The output is named to indicate CNN origin of the feature example "inception_46"


# Extras
R script to analyse the output of giExtract above and identify differential features (see Manuscript) is included under R, 
with a README file on usage. The script giFeature.R takes two mandatory inputs, including:
- Path to a csv file with meta information. This table must have only 3 columns Name, slide and Group. 
- Path to csv file with cnn features to analyse.
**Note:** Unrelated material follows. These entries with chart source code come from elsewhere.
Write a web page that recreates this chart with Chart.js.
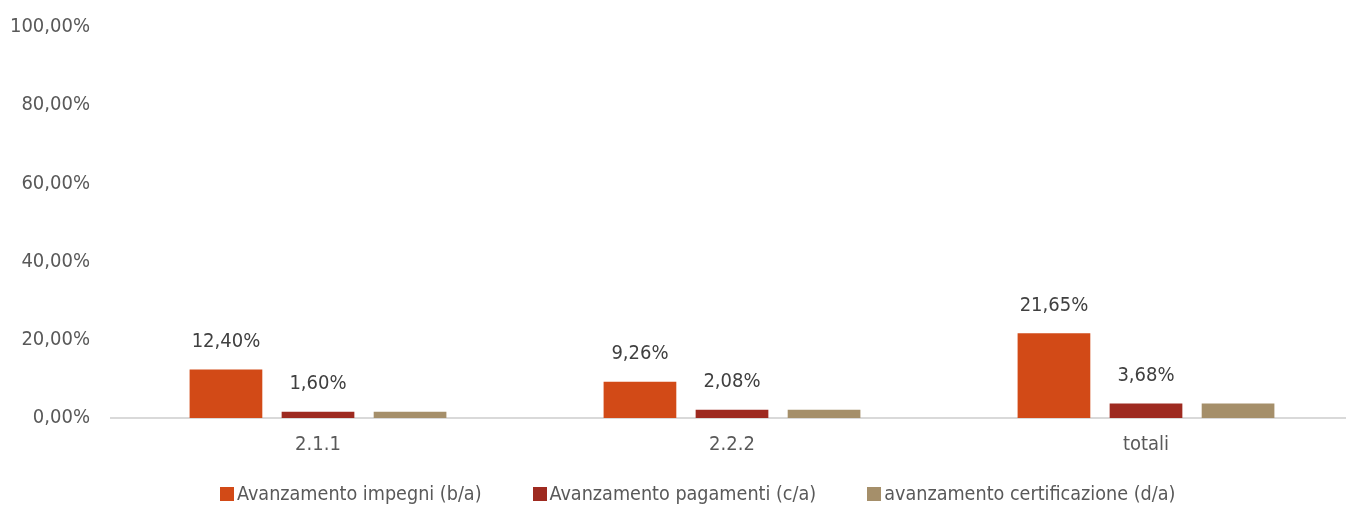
<!DOCTYPE html>
<html lang="it">
<head>
<meta charset="UTF-8">
<title>Avanzamento</title>
<script src="https://cdn.jsdelivr.net/npm/chart.js@4.4.0/dist/chart.umd.min.js"></script>
<style>
  html, body { margin: 0; padding: 0; background: #fff; overflow: hidden; }
  #wrap { position: relative; width: 1353px; height: 506px; }
  #legend {
    position: absolute; left: 220px; top: 482px;
    display: flex; align-items: center; gap: 51px;
    font: 19.6px 'DejaVu Sans Condensed', 'Liberation Sans Narrow', sans-serif;
    color: #595959; line-height: 24px; white-space: nowrap;
  }
  #legend span.item { display: flex; align-items: center; }
  #legend i { display: inline-block; width: 14px; height: 14px; margin-right: 3px; }
</style>
</head>
<body>
<div id="wrap"><canvas id="myChart"></canvas><div id="legend"></div></div>
<script>
// data
const categories = ["2.1.1", "2.2.2", "totali"];
const impegni = [12.40, 9.26, 21.65];
const pagamenti = [1.60, 2.08, 3.68];
const certificazione = [1.60, 2.08, 3.68];
const seriesNames = ["Avanzamento impegni (b/a)", "Avanzamento pagamenti (c/a)", "avanzamento certificazione (d/a)"];
const seriesColors = ['#D24A17', '#9E2A20', '#A58F6A'];
const yTicks = [0, 20, 40, 60, 80, 100];

const FONT = "'DejaVu Sans Condensed', 'Liberation Sans Narrow', sans-serif";

function fmt(v) {
  return v.toFixed(2).replace('.', ',') + '%';
}

// value labels above bars (only first two series carry them)
const barLabels = {
  id: 'barLabels',
  afterDatasetsDraw(chart) {
    const ctx = chart.ctx;
    ctx.save();
    ctx.font = '20px ' + FONT;
    ctx.fillStyle = '#404040';
    ctx.textAlign = 'center';
    ctx.textBaseline = 'middle';
    [0, 1].forEach(i => {
      const meta = chart.getDatasetMeta(i);
      meta.data.forEach((bar, j) => {
        const v = chart.data.datasets[i].data[j];
        ctx.fillText(fmt(v), bar.x, bar.y - 28);
      });
    });
    ctx.restore();
  }
};

const config = {
  type: 'bar',
  data: {
    labels: categories,
    datasets: [
      { label: seriesNames[0], data: impegni, backgroundColor: seriesColors[0] },
      { label: seriesNames[1], data: pagamenti, backgroundColor: seriesColors[1] },
      { label: seriesNames[2], data: certificazione, backgroundColor: seriesColors[2] }
    ]
  },
  options: {
    responsive: true,
    maintainAspectRatio: false,
    animation: false,
    layout: { padding: { top: 0, left: 0, right: 0, bottom: 0 } },
    datasets: {
      bar: { categoryPercentage: 0.667, barPercentage: 0.79 }
    },
    scales: {
      x: {
        afterFit(axis) { axis.height = 88; },
        grid: { display: false, drawTicks: false },
        border: { display: true, color: '#D9D9D9', width: 2 },
        ticks: { color: '#595959', font: { family: FONT, size: 20 }, padding: 15 }
      },
      y: {
        min: 0,
        max: 100,
        afterBuildTicks(axis) {
          axis.ticks = yTicks.map(v => ({ value: v }));
        },
        afterFit(axis) {
          axis.width = 111;
          axis.paddingTop = 27;
          axis.paddingBottom = 0;
        },
        grid: { display: false, drawTicks: false },
        border: { display: false },
        ticks: {
          color: '#595959',
          font: { family: FONT, size: 20 },
          padding: 21,
          callback: v => fmt(v)
        }
      }
    },
    plugins: {
      legend: { display: false },
      tooltip: { enabled: false }
    }
  },
  plugins: [barLabels]
};

const myChart = new Chart(document.getElementById('myChart'), config);

// legend built from the datasets
const legendDiv = document.getElementById('legend');
myChart.data.datasets.forEach(ds => {
  const item = document.createElement('span');
  item.className = 'item';
  const box = document.createElement('i');
  box.style.background = ds.backgroundColor;
  item.appendChild(box);
  item.appendChild(document.createTextNode(ds.label));
  legendDiv.appendChild(item);
});
</script>
</body>
</html>
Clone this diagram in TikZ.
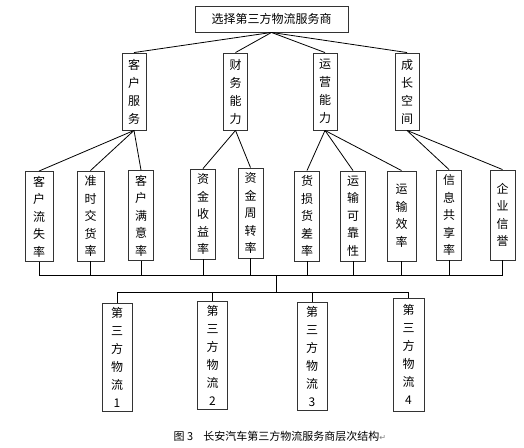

This table must be an output of giExtract.
Details about the optional arguments are given inside the read file.
  The R script assumes you have R and tidyverse package installed.

# Manuscript analysis
To reproduce the analysis reported in the manuscript user can execute run.sh script inside the manuscript folder. 
This assumes you have installed the giExtract package using standard pip install as stated above and have R installed.
The run.sh script will perform the three core analysis 1) patch generation 2) feature extraction and 3) differential feature analysis.

To generate the plots and automatically extract images, user can run the codes in downstream.R.

# Example data
Example datasets are provided inside manuscript/data to give a user visualisation of the input/output files. 
Note only a subset of the data is provided due size requirement. Full dataset can be downloaded from the manuscript supplemental file.

# To clone the source repository
git clone https://github.com/caanene1/giExtract